Child Support Arrears
Let’s say, for example, dad is ordered to pay child support for $500/month and the child primarily lives with mom. They both agree to change the Parenting Plan and let the child live primarily with dad. So, he lives with and cares for the child for five years and since he is the primary parent, he doesn’t pay any child support. Then, dad’s girlfriend moves in and his relationship with mom sours. She meets with an attorney and tells them dad hasn’t been paying child support, and he now owes $30,000.00 plus interest (which accrues 10% annually).
Even though he is far from a deadbeat, dad could be in trouble because each child support payments “vests as each installment falls due.” A.R.S. § 25-503(I). And it vests as a final judgment. Id. That means Dad cannot retroactively challenge the child support amount.
Now, not all is lost for Dad. He will have an “affirmative defense” to the enforcement that Mother voluntarily relinquished the child to him. A.R.S. § 25-503(J). But there is a substantial risk the Court may still order him to pay mom the full amount.

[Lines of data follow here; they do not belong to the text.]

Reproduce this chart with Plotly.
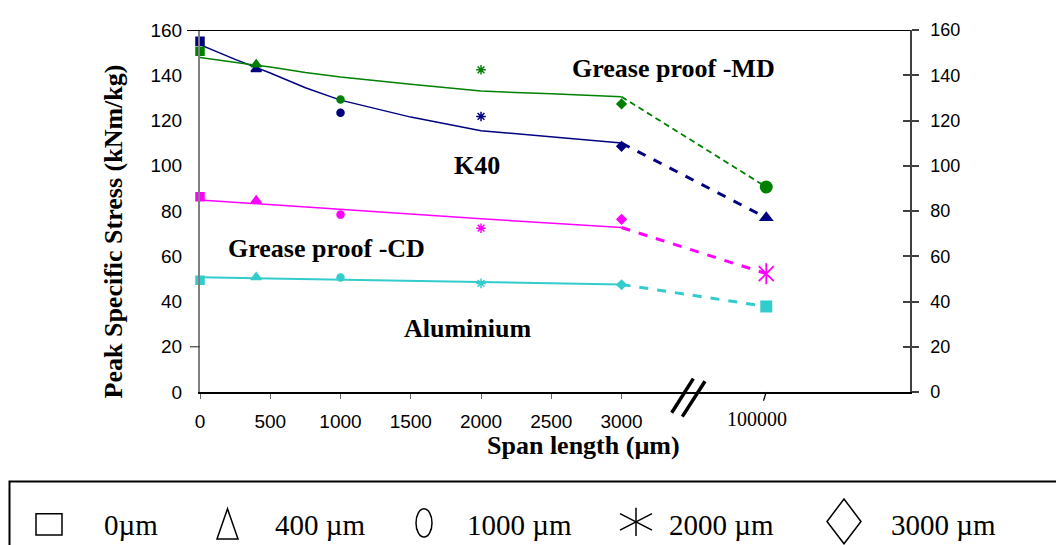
import plotly.graph_objects as go

# ---------------- data ----------------
spans = [0, 400, 1000, 2000, 3000]          # measured span lengths (µm)
far_span = 100000                           # long-span measurement (µm)
span_ticks = [0, 500, 1000, 1500, 2000, 2500, 3000]
y_ticks = [0, 20, 40, 60, 80, 100, 120, 140, 160]

k40_pts = [155.0, 142.7, 123.4, 121.8, 108.6]
k40_far = 77.0
md_pts = [150.6, 144.8, 129.3, 142.4, 127.3]
md_far = 90.6
cd_pts = [86.3, 84.6, 78.4, 72.4, 76.3]
cd_far = 52.3
al_pts = [49.4, 50.7, 50.6, 48.0, 47.4]
al_far = 37.8

# trend lines
trend_spans = [0, 250, 500, 750, 1000, 1500, 2000, 2500, 3000]
k40_trend = [153.5, 147.0, 141.0, 134.5, 129.0, 121.5, 115.5, 112.8, 110.0]
md_trend = [147.8, 145.8, 143.6, 141.2, 139.2, 136.0, 133.0, 131.8, 130.5]
lin_spans = [0, 1000, 2000, 3000]
cd_trend = [84.9, 80.7, 76.6, 72.7]
al_trend = [50.7, 49.6, 48.5, 47.5]

legend_labels = ["0µm", "400 µm", "1000 µm", "2000 µm", "3000 µm"]
annot_labels = ["Grease proof -MD", "K40", "Grease proof -CD", "Aluminium"]

# ---------------- scale / layout helpers ----------------
PAGE_OFF = 8                      # default page body margin
W, H = 1064 - PAGE_OFF, 545 - PAGE_OFF
PLOT_L, PLOT_R, PLOT_T, PLOT_B = 200, 910, 20, 392   # plot area in screen pixels
ML = PLOT_L - PAGE_OFF
MT = PLOT_T - PAGE_OFF
MR = W - (PLOT_R - PAGE_OFF)
MB = H - (PLOT_B - PAGE_OFF)
PW, PH = PLOT_R - PLOT_L, PLOT_B - PLOT_T
X_MAX = 5053
BREAK_POS = 4030     # axis position where the broken-axis 100000 sits


def axis_x(s):
    """Broken x-axis: linear up to 3000, the 100000 value placed after the break."""
    return s if s <= 3000 else BREAK_POS


def px(x):
    return (x - PLOT_L) / PW


def py(y):
    return (PLOT_B - y) / PH


NAVY = "#000080"
GREEN = "#008000"
MAG = "#FF00FF"
CYAN = "#33CCCC"
SERIF = "Liberation Serif, Times New Roman, serif"
SANS = "Liberation Sans, Arial, sans-serif"

symbols = ["square", "triangle-up", "circle", "asterisk-open", "diamond"]
sizes = [8, 9, 7, 8, 7]

fig = go.Figure()

series = [
    (k40_pts, k40_far, k40_trend, trend_spans, NAVY, 1.5, 3, "triangle-up", 13),
    (md_pts, md_far, md_trend, trend_spans, GREEN, 1.5, 1.8, "circle", 13),
    (cd_pts, cd_far, cd_trend, lin_spans, MAG, 1.5, 3, "asterisk6", 15),
    (al_pts, al_far, al_trend, lin_spans, CYAN, 2, 3, "square", 12),
]

for pts, far, trend, tspans, col, lw, dw, far_sym, far_size in series:
    fig.add_trace(go.Scatter(
        x=[axis_x(s) for s in tspans], y=trend, mode="lines",
        line=dict(color=col, width=lw), showlegend=False, hoverinfo="skip"))
    fig.add_trace(go.Scatter(
        x=[axis_x(tspans[-1]), axis_x(far_span)], y=[trend[-1], far], mode="lines",
        line=dict(color=col, width=dw, dash="dash" if dw > 2 else "6px,4px"),
        showlegend=False, hoverinfo="skip"))
    fig.add_trace(go.Scatter(
        x=[axis_x(s) for s in spans], y=pts, mode="markers",
        marker=dict(symbol=symbols, size=sizes, color=col, opacity=1,
                    line=dict(color=col, width=1.5)),
        showlegend=False, cliponaxis=False))
    if far_sym == "asterisk6":
        for sym in ["x-thin-open", "line-ns-open"]:
            fig.add_trace(go.Scatter(
                x=[axis_x(far_span)], y=[far], mode="markers",
                marker=dict(symbol=sym, size=far_size, color=col,
                            line=dict(color=col, width=1.8)),
                showlegend=False, cliponaxis=False))
    else:
        fig.add_trace(go.Scatter(
            x=[axis_x(far_span)], y=[far], mode="markers",
            marker=dict(symbol=far_sym, size=far_size, color=col,
                        line=dict(color=col, width=0)),
            showlegend=False, cliponaxis=False))

# dummy traces to make overlaid right axes render
fig.add_trace(go.Scatter(x=[None], y=[None], yaxis="y2", showlegend=False))
fig.add_trace(go.Scatter(x=[None], y=[None], yaxis="y3", showlegend=False))

fig.update_layout(
    width=W, height=H,
    margin=dict(l=ML, r=MR, t=MT, b=MB),
    paper_bgcolor="white", plot_bgcolor="white",
    showlegend=False,
    font=dict(family=SANS, size=19, color="black"),
    xaxis=dict(range=[0, X_MAX], tickvals=span_ticks, ticktext=[str(v) for v in span_ticks],
               showgrid=False, zeroline=False, showline=True, linecolor="black", linewidth=1.5,
               ticks="outside", ticklen=5, tickcolor="#666666", tickwidth=1,
               tickfont=dict(family=SANS, size=19), ticklabelstandoff=6),
    yaxis=dict(range=[0, 160], tickvals=y_ticks, showgrid=False, zeroline=False,
               showline=True, linecolor="#808080", linewidth=2, ticks="",
               tickfont=dict(family=SANS, size=19), ticklabelstandoff=12),
    yaxis2=dict(range=[0, 160], tickvals=y_ticks, overlaying="y", side="right", anchor="x",
                showgrid=False, zeroline=False, showline=True, linecolor="#404040", linewidth=1.5,
                ticks="outside", ticklen=7, tickcolor="#404040", tickwidth=1.5,
                tickfont=dict(family=SANS, size=18), ticklabelstandoff=8),
    yaxis3=dict(range=[0, 160], tickvals=y_ticks, overlaying="y", side="right", anchor="x",
                showgrid=False, zeroline=False, showline=False, showticklabels=False,
                ticks="inside", ticklen=7, tickcolor="#404040", tickwidth=1.5),
)

shapes = []
# top border and left tick marks
shapes.append(dict(type="line", xref="paper", yref="y", x0=px(187), x1=px(910), y0=160, y1=160,
                   line=dict(color="black", width=2)))
shapes.append(dict(type="line", xref="paper", yref="y", x0=px(190), x1=px(200), y0=20, y1=20,
                   line=dict(color="#404040", width=1.2)))
# break marks on the x axis
shapes.append(dict(type="line", xref="paper", yref="paper", x0=px(671.7), y0=py(413.3),
                   x1=px(693.3), y1=py(378.3), line=dict(color="black", width=3.5)))
shapes.append(dict(type="line", xref="paper", yref="paper", x0=px(682.3), y0=py(417.3),
                   x1=px(705), y1=py(381), line=dict(color="black", width=3.5)))
# slanted tick at 100000
shapes.append(dict(type="line", xref="x", yref="paper", x0=axis_x(far_span), y0=0,
                   x1=axis_x(far_span) - 20, y1=py(401), line=dict(color="black", width=1.2)))

# legend box and symbols
blk = dict(color="black", width=1.5)
shapes.append(dict(type="rect", xref="paper", yref="paper", x0=px(9.5), x1=px(1075), y0=py(484), y1=py(560),
                   line=dict(color="black", width=2)))
shapes.append(dict(type="rect", xref="paper", yref="paper", x0=px(36), x1=px(62), y0=py(517), y1=py(539),
                   line=blk))


def path(points):
    return "M " + " L ".join(f"{px(a):.5f},{py(b):.5f}" for a, b in points) + " Z"


shapes.append(dict(type="path", xref="paper", yref="paper",
                   path=path([(217, 543), (227.5, 512), (238, 543)]), line=blk))
shapes.append(dict(type="circle", xref="paper", yref="paper", x0=px(416), x1=px(432), y0=py(512), y1=py(541),
                   line=blk))
for (a, b, c, d) in [(636, 511, 636, 540), (620, 517, 652, 534), (620, 534, 652, 517)]:
    shapes.append(dict(type="line", xref="paper", yref="paper", x0=px(a), y0=py(b), x1=px(c), y1=py(d),
                       line=blk))
shapes.append(dict(type="path", xref="paper", yref="paper",
                   path=path([(844, 502), (861, 525), (844, 548), (827, 525)]), line=blk))
fig.update_layout(shapes=shapes)

annotations = []
legend_x = [102, 273, 465, 667, 889]
for lab, xx in zip(legend_labels, legend_x):
    annotations.append(dict(text=lab, xref="paper", yref="paper", x=px(xx), y=py(529),
                            xanchor="left", yanchor="middle", showarrow=False,
                            font=dict(family=SERIF, size=29, color="black")))

annot_pos = [(673, 60), (477, 159), (326, 245), (467, 327)]
for lab, (xx, yy) in zip(annot_labels, annot_pos):
    annotations.append(dict(text=f"<b>{lab}</b>", xref="paper", yref="paper", x=px(xx), y=py(yy),
                            xanchor="center", yanchor="middle", showarrow=False,
                            font=dict(family=SERIF, size=26, color="black")))

annotations.append(dict(text="<b>Span length (µm)</b>", xref="paper", yref="paper", x=px(583), y=py(447),
                        xanchor="center", yanchor="middle", showarrow=False,
                        font=dict(family=SERIF, size=26, color="black")))
annotations.append(dict(text="<b>Peak Specific Stress (kNm/kg)</b>", xref="paper", yref="paper",
                        x=px(113), y=py(227), textangle=-90,
                        xanchor="center", yanchor="middle", showarrow=False,
                        font=dict(family=SERIF, size=26, color="black")))
annotations.append(dict(text=str(far_span), xref="paper", yref="paper", x=px(757), y=py(420),
                        xanchor="center", yanchor="middle", showarrow=False,
                        font=dict(family=SERIF, size=20, color="black")))
fig.update_layout(annotations=annotations)

fig.write_html("out.html")
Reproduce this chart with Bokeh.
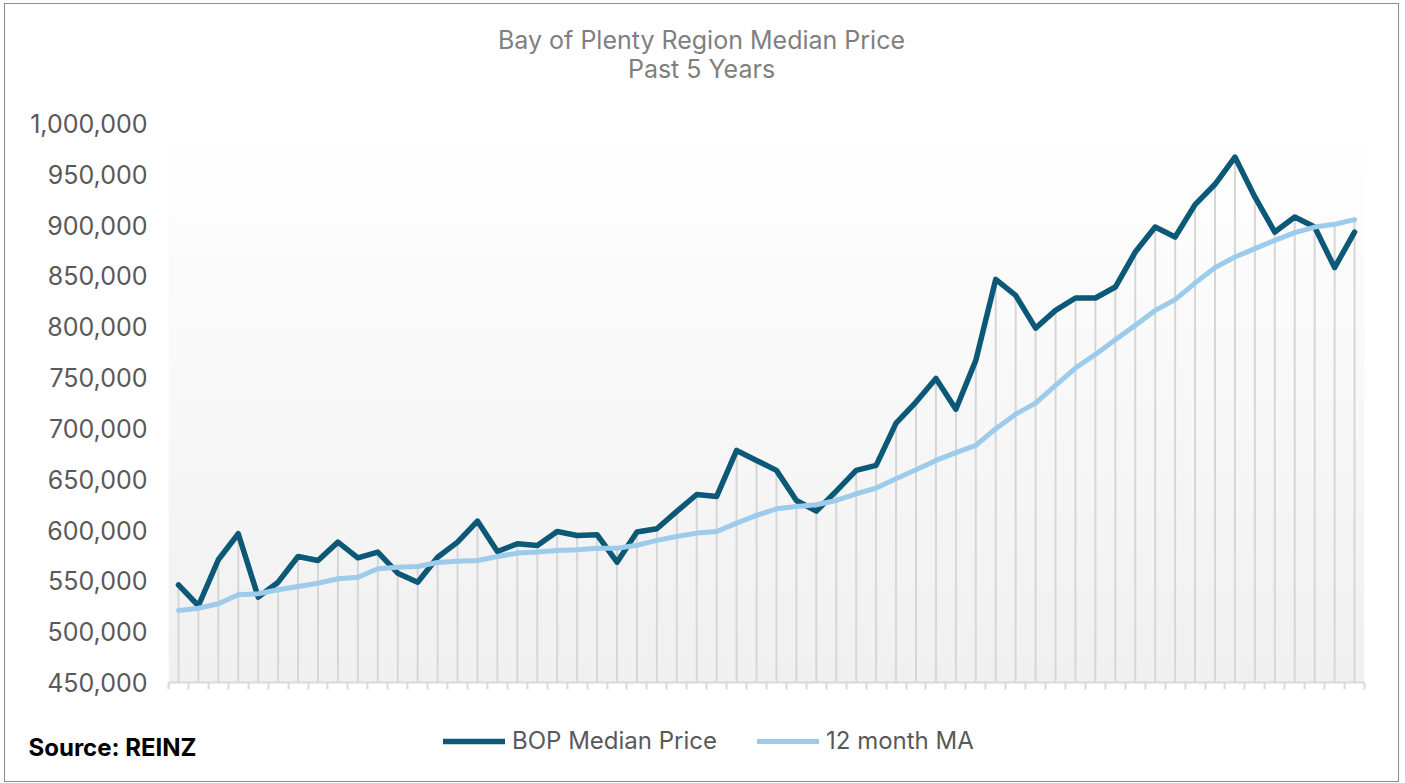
import numpy as np
from bokeh.plotting import figure
from bokeh.layouts import column
from bokeh.models import (FixedTicker, NumeralTickFormatter, Legend, LegendItem, Label,
                          Range1d, CustomJSTickFormatter)
from bokeh.embed import file_html
from bokeh.resources import INLINE

# ---- data ----
month_index = list(range(60))
bop_median = [546000, 525500, 570800, 596400, 534000, 548700, 574000, 570100, 588100, 572700,
              578300, 557600, 548700, 573300, 588100, 608800, 578900, 586500, 584800, 598600,
              594700, 595400, 568400, 598000, 601300, 618300, 635000, 633100, 678300, 668500,
              658700, 629100, 618600, 638300, 658700, 663600, 705200, 725900, 749200, 718900,
              766900, 846700, 830900, 798700, 816100, 828300, 828300, 839100, 873500, 898100,
              888300, 920200, 940200, 967000, 927700, 893200, 908000, 898100, 858200, 893200]
ma_12 = [520900, 523100, 527500, 536300, 537300, 541200, 544500, 547700, 552100, 553600,
         561900, 563500, 564200, 568100, 569400, 570100, 574000, 577300, 578300, 579900,
         580600, 582200, 582000, 585000, 589800, 593700, 597000, 598600, 606800, 614400,
         620900, 623200, 624900, 629100, 635700, 641300, 650500, 659300, 668500, 676100,
         683300, 699700, 714000, 724900, 742300, 759400, 772800, 787300, 801400, 816100,
         826700, 843000, 858200, 868600, 876900, 885000, 892600, 898100, 900800, 905400]
y_ticks = list(range(450000, 1000001, 50000))
series_names = ["BOP Median Price", "12 month MA"]
title_lines = ["Bay of Plenty Region Median Price", "Past 5 Years"]
source_text = "Source: REINZ"

FONT = "Inter"
DARK, LIGHT = "#0b5877", "#9dcbeb"
Y_MIN, Y_MAX = 450000, 1000000
N = len(month_index)
W = 1393
H_TOP, H_MAIN, H_BOT = 100, 600, 77


def strip(height):
    f = figure(width=W, height=height, x_range=Range1d(0, W), y_range=Range1d(0, height),
               output_backend="svg", toolbar_location=None, x_axis_type=None, y_axis_type=None,
               min_border=0, frame_align=False)
    f.outline_line_color = None
    f.xgrid.grid_line_color = None
    f.ygrid.grid_line_color = None
    f.background_fill_color = "white"
    f.border_fill_color = "white"
    return f


# ---- title strip ----
top = strip(H_TOP)
top.add_layout(Label(x=696, y=65, x_units="screen", y_units="screen", text=title_lines[0],
                     text_align="center", text_baseline="middle", text_font=FONT,
                     text_font_size="25px", text_color="#7f7f7f"))
top.add_layout(Label(x=696, y=36, x_units="screen", y_units="screen", text=title_lines[1],
                     text_align="center", text_baseline="middle", text_font=FONT,
                     text_font_size="25px", text_color="#7f7f7f"))

# ---- main chart ----
p = figure(width=W, height=H_MAIN, x_range=Range1d(-0.5, N - 0.5), y_range=Range1d(Y_MIN, Y_MAX),
           output_backend="svg", toolbar_location=None, frame_align=False,
           min_border_left=163, min_border_right=34, min_border_top=19, min_border_bottom=22)
p.background_fill_color = "white"
p.border_fill_color = "white"
p.outline_line_color = None
p.xgrid.grid_line_color = None
p.ygrid.grid_line_color = None

n = 256
img = np.empty((n, 1), dtype=np.uint32)
view = img.view(dtype=np.uint8).reshape((n, 1, 4))
for k in range(n):
    t = k / (n - 1)
    c = int(round(240 + 15 * t))
    view[k, 0, :] = [c, c, c, 255]
p.image_rgba(image=[img], x=-0.5, y=Y_MIN, dw=N, dh=Y_MAX - Y_MIN)

top_vals = [max(a, b) for a, b in zip(bop_median, ma_12)]
p.segment(x0=month_index, y0=[Y_MIN] * N, x1=month_index, y1=top_vals,
          line_color="#d6d6d6", line_width=2)
p.line(month_index, bop_median, line_color=DARK, line_width=5.5, line_join="round", line_cap="round")
p.line(month_index, ma_12, line_color=LIGHT, line_width=5, line_join="round", line_cap="round")

p.yaxis.ticker = FixedTicker(ticks=y_ticks)
p.yaxis.formatter = NumeralTickFormatter(format="0,0")
p.yaxis.axis_line_color = None
p.yaxis.major_tick_line_color = None
p.yaxis.minor_tick_line_color = None
p.yaxis.major_tick_out = 0
p.yaxis.major_tick_in = 0
p.yaxis.major_label_standoff = 21
p.yaxis.major_label_text_font = FONT
p.yaxis.major_label_text_font_size = "25px"
p.yaxis.major_label_text_color = "#595959"

p.xaxis.ticker = FixedTicker(ticks=[i - 0.5 for i in range(N + 1)])
p.xaxis.formatter = CustomJSTickFormatter(code="return ''")
p.xaxis.major_label_text_font_size = "1px"
p.xaxis.major_label_standoff = 0
p.xaxis.axis_line_color = "#d9d9d9"
p.xaxis.axis_line_width = 2
p.xaxis.major_tick_line_color = "#d9d9d9"
p.xaxis.major_tick_line_width = 2
p.xaxis.major_tick_out = 7
p.xaxis.major_tick_in = 0
p.xaxis.minor_tick_line_color = None

# ---- legend / source strip ----
# legend proxies carry the real series but lie outside this strip's ranges (not visible)
bot = strip(H_BOT)
k1 = bot.line(month_index, bop_median, line_color=DARK, line_width=5.5, line_cap="round")
k2 = bot.line(month_index, ma_12, line_color=LIGHT, line_width=5, line_cap="round")
legend = Legend(items=[LegendItem(label=series_names[0], renderers=[k1]),
                       LegendItem(label=series_names[1], renderers=[k2])],
                orientation="horizontal", location=(438, 26),
                glyph_width=62, glyph_height=24, label_height=24, label_standoff=7,
                spacing=40, padding=0, margin=0, border_line_color=None,
                background_fill_alpha=0, label_text_font=FONT, label_text_font_size="24px",
                label_text_color="#595959")
bot.add_layout(legend)
bot.add_layout(Label(x=23, y=34, x_units="screen", y_units="screen", text=source_text,
                     text_align="left", text_baseline="middle", text_font=FONT,
                     text_font_size="24px", text_font_style="bold", text_color="black"))

layout = column(top, p, bot, spacing=0)
layout.styles = {"border": "1px solid #8c8c8c", "margin-left": "4px", "margin-top": "3px"}

open("out.html", "w").write(file_html(layout, INLINE))
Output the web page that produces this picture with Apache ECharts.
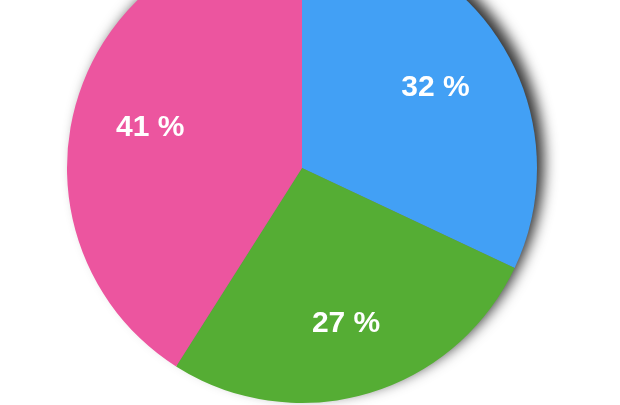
<!DOCTYPE html>
<html>
<head>
<meta charset="utf-8">
<script src="https://cdn.jsdelivr.net/npm/echarts@6/dist/echarts.min.js"></script>
<style>html,body{margin:0;padding:0;background:#fff}#c{width:620px;height:405px}</style>
</head>
<body>
<div id="c"></div>
<script>
const categories = ['A', 'B', 'C'];
const values = [32, 27, 41];
const colors = ['#42a0f5', '#55ad34', '#ec559f'];

const data = categories.map((n, i) => ({ name: n, value: values[i], itemStyle: { color: colors[i] } }));
const total = values.reduce((a, b) => a + b, 0);
const chart = echarts.init(document.getElementById('c'), null, { renderer: 'canvas' });
chart.setOption({
  animation: false,
  series: [
    {
      type: 'pie',
      z: 1,
      center: [302, 168],
      radius: 234,
      silent: true,
      label: { show: false },
      labelLine: { show: false },
      itemStyle: { color: '#777', shadowColor: 'rgba(0,0,0,0.8)', shadowBlur: 14, shadowOffsetX: 8, shadowOffsetY: -6 },
      emphasis: { disabled: true },
      data: [{ name: 'shadow', value: total }]
    },
    {
      type: 'pie',
      z: 2,
      center: [302, 168],
      radius: 235,
      startAngle: 90,
      clockwise: true,
      label: { show: false },
      labelLine: { show: false },
      emphasis: { disabled: true },
      data: data
    },
    {
      type: 'pie',
      z: 3,
      center: [302, 168],
      radius: [75, 235],
      startAngle: 90,
      clockwise: true,
      silent: true,
      itemStyle: { color: 'transparent' },
      label: {
        show: true, position: 'inside', color: '#fff',
        fontFamily: 'Liberation Sans, Arial, sans-serif', fontWeight: 'bold', fontSize: 30,
        formatter: p => p.value + ' %'
      },
      labelLayout: { dy: 4 },
      labelLine: { show: false },
      emphasis: { disabled: true },
      data: categories.map((n, i) => ({ name: n, value: values[i] }))
    }
  ]
});
</script>
</body>
</html>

When There is a Big Change to the Parenting Plan – Legally Modify
If a scheduling change or living arrangement would substantially change the child support order, it should be modified in Court. The parents can get together and calculate what child support should be and submit a Modification of Child Support by Agreement to the Court. The parties can also agree that neither party shall pay support to the other. Making that a Court order reduces the risk of a nightmare scenario. It would be even better to update the Parenting Plan at the same time and let the judge sign that as a new order of the Court.